Given the above backdrop of new factors and paradigms in valuation, how should you as an owner look at the value of your company?
1. The value is most likely backed into. You, the seller, should assume a buyer is going to look at the transaction as follows:
a. The buyer, at best, will assume flat sales. If there has been a decline in sales over the last few years (as there has been with many of the QSR concepts), the buyer will use a declining sales assumption.
b. The buyer will use the greater of their general administrative expense factor or the general administrative expense factor of the seller. There may be some exceptions if the buyer is a large franchisee and is absorbing a smaller franchisee. In this case, the buyer may only look at the incremental general administrative cost. However, in most cases it is difficult to get a buyer to assume they can run the business better than the seller.
c. Historic numbers are the only numbers used. Proforma numbers are problematic.
d. Operating leases and capitalized real estate leases are offsets to purchase price.
e. Most buyers will not assume current liabilities, only operating leases and capitalized real estate leases.
f. Most buyers seek to negotiate above market leases.
Once a preliminary value is determined, the buyer will assess its ability to leverage the transaction. Currently buyers can expect to be able to borrow approximately 2.5 times free cash flow with a minimum fixed charge coverage ratio (that is the amount of available cash to pay the fixed charges including debt service and rent) of between 1.4 - 1.5 to 1. Once this debt level is determined, the buyer will look at the cash flow after debt service and determine what, on an annual basis, will be the return on invested equity. The expected return determines the appropriate level of equity investment. The combination of this equity component and available senior debt is the purchase price. If there seems to be a gap between seller and buyer, this gap may be bridged by the seller agreeing to carry paper at an interest rate below market.
The above analysis determines the offer price of the business. The real estate component is valued differently and may be purchased separately. Real estate is priced based on a multiple (cap rate) times a normalized rental rate for each piece of real estate.
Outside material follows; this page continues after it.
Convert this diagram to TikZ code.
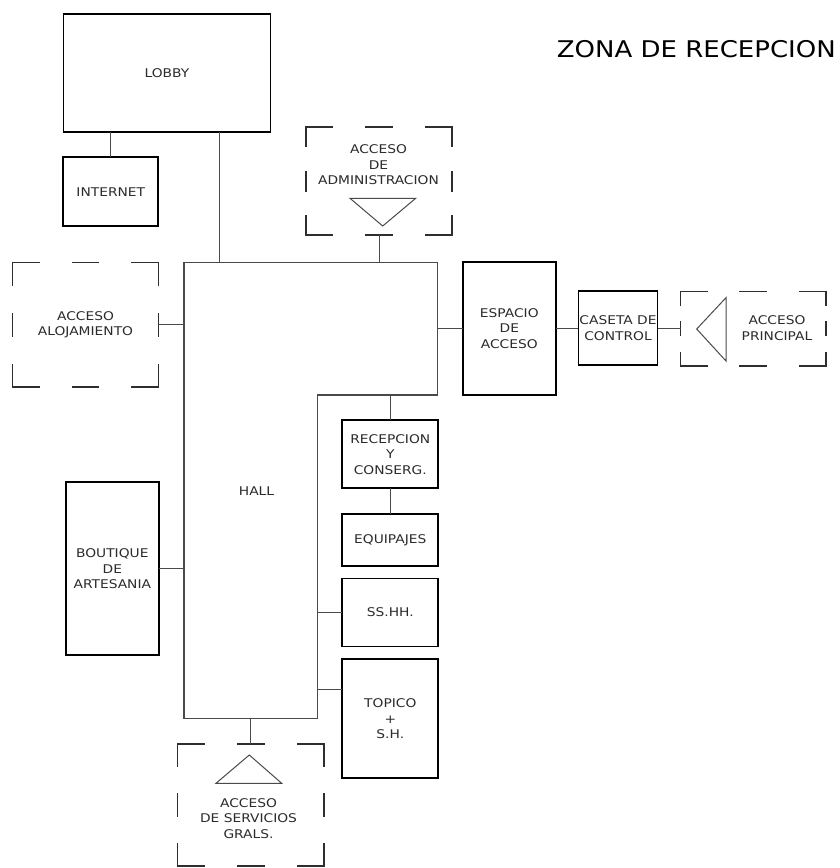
\documentclass[tikz,border=0pt]{standalone}
\usepackage{fontspec}
\usepackage{tikz}
\usetikzlibrary{positioning,calc}
\newfontfamily\salafont[FakeStretch=1.15]{DejaVu Sans}
\newfontfamily\titulofont[FakeStretch=1.13]{DejaVu Sans}
\definecolor{zLine}{HTML}{4A4A4A}
\definecolor{zText}{HTML}{2B2B2B}
\definecolor{zFrame}{HTML}{2E2E2E}
\tikzset{
  sala/.style={draw=black, line width=1.8pt, align=center, inner sep=1pt, outer sep=0pt, font=\salafont\fontsize{12}{15.5}\selectfont, text=zText},
  acceso/.style={draw=none, align=center, inner sep=0pt, outer sep=0pt, font=\salafont\fontsize{12}{15.5}\selectfont, text=zText},
  rotulo/.style={align=center, inner sep=0pt, font=\salafont\fontsize{12}{15.5}\selectfont, text=zText},
  union/.style={draw=zLine, line width=1.3pt},
  marco/.style={draw=zFrame, line width=1.5pt, line cap=rect},
  flecha/.style={draw=zLine, line width=1pt, line join=miter}
}
% dashed frame of an access node: three dashes per side
\newdimen\fax \newdimen\fay \newdimen\fbx \newdimen\fby
\newcommand\accframe[1]{%
  \pgfextractx{\fax}{\pgfpointanchor{#1}{north west}}%
  \pgfextracty{\fay}{\pgfpointanchor{#1}{north west}}%
  \pgfextractx{\fbx}{\pgfpointanchor{#1}{south east}}%
  \pgfextracty{\fby}{\pgfpointanchor{#1}{south east}}%
  \pgfmathsetmacro\dw{0.18*(\fbx-\fax)}%
  \pgfmathsetmacro\gw{0.23*(\fbx-\fax)}%
  \pgfmathsetmacro\dh{0.18*(\fay-\fby)}%
  \pgfmathsetmacro\gh{0.23*(\fay-\fby)}%
  \draw[marco, dash pattern=on \dw pt off \gw pt] (#1.north west) -- (#1.north east) (#1.south west) -- (#1.south east);
  \draw[marco, dash pattern=on \dh pt off \gh pt] (#1.north west) -- (#1.south west) (#1.north east) -- (#1.south east);
}

\begin{document}
\begin{tikzpicture}[x=1pt,y=-1pt]
  \useasboundingbox (0,0) rectangle (840,868);
  \node[anchor=base, font=\titulofont\fontsize{23}{28}\selectfont, text=black, inner sep=0pt] (titulo) at (696.3,57.3) {ZONA DE RECEPCION};
  % rooms
  \node[sala, minimum width=207pt, minimum height=118pt] (lobby) at (167,73) {LOBBY};
  \node[sala, minimum width=95pt, minimum height=69pt] (internet) at (110.8,191.7) {INTERNET};
  \node[sala, minimum width=93pt, minimum height=133pt] (esp) at (509.3,328.3) {ESPACIO\\DE\\ACCESO};
  \node[sala, minimum width=74pt, minimum height=74pt] (caseta) at (618,328.3) {CASETA DE\\CONTROL};
  \node[sala, minimum width=96pt, minimum height=68pt] (recep) at (390.3,454.2) {RECEPCION\\Y\\CONSERG.};
  \node[sala, minimum width=96pt, minimum height=52pt] (equip) at (390.3,539.8) {EQUIPAJES};
  \node[sala, minimum width=96pt, minimum height=68pt] (sshh) at (390.3,612.5) {SS.HH.};
  \node[sala, minimum width=96pt, minimum height=119pt] (topico) at (390.3,718.8) {TOPICO\\+\\S.H.};
  \node[sala, minimum width=93pt, minimum height=173pt] (boutique) at (112.3,568.7) {BOUTIQUE\\DE\\ARTESANIA};
  % hall (L shape)
  \node[draw=none, inner sep=0pt, outer sep=0pt, minimum width=253.5pt, minimum height=456pt] (hall) at (310.8,490.3) {};
  \coordinate (muesca) at (317.5,395);
  \draw[union] (hall.south west) -- (hall.north west) -- (hall.north east) -- (hall.east |- muesca) -- (muesca) -- (muesca |- hall.south) -- cycle;
  \node[rotulo] (hallt) at (256.5,491.5) {HALL};
  % accesses
  \node[acceso, minimum width=146pt, minimum height=108pt] (adm) at (379.2,181.2) {};
  \node[rotulo] (admt) at (378.5,165) {ACCESO\\DE\\ADMINISTRACION};
  \node[acceso, minimum width=145.6pt, minimum height=124.6pt] (aloj) at (85.5,324.8) {ACCESO\\ALOJAMIENTO};
  \node[acceso, minimum width=145.3pt, minimum height=74.3pt] (princ) at (753.3,328.8) {};
  \node[rotulo] (princt) at (777,328) {ACCESO\\PRINCIPAL};
  \node[acceso, minimum width=146.7pt, minimum height=122pt] (serv) at (250.7,805) {};
  \node[rotulo] (servt) at (248.5,818.6) {ACCESO\\DE SERVICIOS\\GRALS.};
  \accframe{adm}
  \accframe{aloj}
  \accframe{princ}
  \accframe{serv}
  \draw[flecha] (350,198.3) -- (415.7,198.3) -- (382.7,226) -- cycle;
  \draw[flecha] (249.3,755) -- (281.7,783.3) -- (216,783.3) -- cycle;
  \draw[flecha] (696.7,329) -- (726,297.7) -- (726,361) -- cycle;
  % connections
  \draw[union] (internet.north) -- (internet.north |- lobby.south);
  \draw[union] ([xshift=52.5pt]lobby.south) -- ([xshift=52.5pt]lobby.south |- hall.north);
  \draw[union] (adm.south) -- (adm.south |- hall.north);
  \draw[union] (aloj.east) -- (aloj.east -| hall.west);
  \draw[union] (esp.west) -- (esp.west -| hall.east);
  \draw[union] (esp.east) -- (caseta.west);
  \draw[union] (caseta.east) -- (caseta.east -| princ.west);
  \draw[union] (recep.north) -- (recep.north |- muesca);
  \draw[union] (recep.south) -- (equip.north);
  \draw[union] (sshh.west) -- (sshh.west -| muesca);
  \draw[union] ([yshift=29.3pt]topico.west) -- ([yshift=29.3pt]topico.west -| muesca);
  \draw[union] (boutique.east) -- (boutique.east -| hall.west);
  \draw[union] (serv.north) -- (serv.north |- hall.south);
\end{tikzpicture}
\end{document}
Cap rates at present are ranging from a low of 8% in the case of like kind exchange buyers to a high of 12%. In most cases, a buyer may be able to effectively leverage this real estate value between 70% to 85% of the purchase price.
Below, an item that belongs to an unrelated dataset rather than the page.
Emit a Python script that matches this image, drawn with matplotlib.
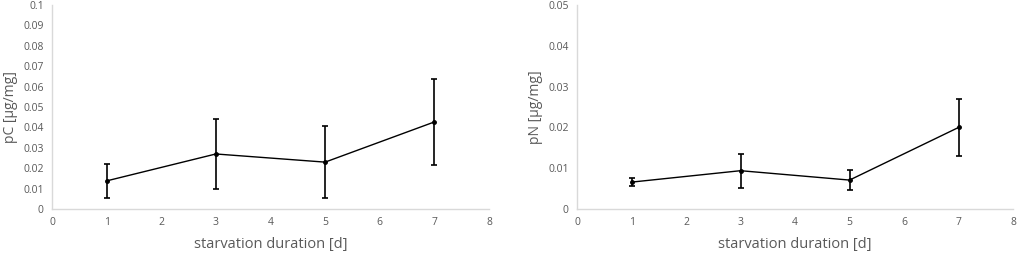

The real estate component will indirectly increase the business value. Real estate is king. The combined value of the real estate and the enterprise is added together which gives the gross value of the company. From this gross value the seller will subtract the selling costs and all debt (whether it is assumed or not, including capitalized leases, operating leases and current liabilities). Normally the buyer will pay cash for inventory, prepaids and other current assets that have a useful value to the buyer.
In summary, the overall multiples of cash flow are determined by a return on equity with a moderate amount of leverage. The multiples we are seeing for franchisee businesses range from a low of 2 to 2.5 to a high of 4.5 to 5. Obviously, there are aberrations and exceptions to this range. A buyer may pay more for an emerging concept or units with significant development rights, but the days of speculative prices based on proforma analysis and aggressive sales trends are gone. Valuations are now on a very static, historic cash flow approach, with a focus on moderate leverage and substantial return on equity.